What's typically not taxable: workers' compensation benefits (which operate under a separate system), certain disability payments, and some retraining-related allowances — but those distinctions depend on the specific program and circumstances.

The Year You Receive Benefits Is What Matters

Unemployment benefits are taxable in the year you receive them, not the year you were laid off or the year your claim was approved. If your claim covered weeks from December of one year but the payment arrived in January, it counts as income in January's tax year.

This matters especially in two situations:

  • If your claim was delayed or backdated, you may receive a lump sum covering many weeks at once — all of it taxable in the year of receipt
  • If you repaid an overpayment, the tax treatment depends on when and how the repayment occurred, and IRS rules on this can be complicated depending on the amounts involved

How Much Tax You'll Actually Owe Depends on the Full Picture

💡 The tax impact of unemployment income isn't determined by the benefits alone — it's shaped by everything else happening in your tax situation that year.

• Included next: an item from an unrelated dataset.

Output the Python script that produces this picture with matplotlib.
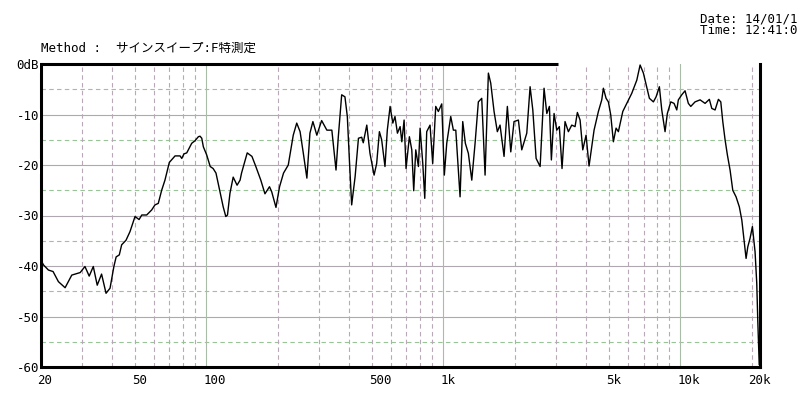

Factors that affect your total tax liability include:

  • Other income earned during the year (wages from part-time work, freelance income, investment income)
  • Your filing status — single, married filing jointly, head of household, etc.
  • Deductions and credits you're eligible to claim
  • Whether you had federal or state taxes withheld from your benefits
  • How many weeks of benefits you received and the total dollar amount

Someone who collected a few weeks of benefits after a short layoff and returned to a high-paying job faces a very different tax situation than someone who collected benefits for most of the year with little other income.

What's Missing From This Picture

The piece that can't be answered here is how all of this applies to your specific situation — your state's tax rules, how much you received, what else you earned during the year, and whether you had any withholding taken out.

The IRS and your state's tax agency are the authoritative sources for that. Your 1099-G, when it arrives, is the starting point for understanding what you actually received and what needs to be reported.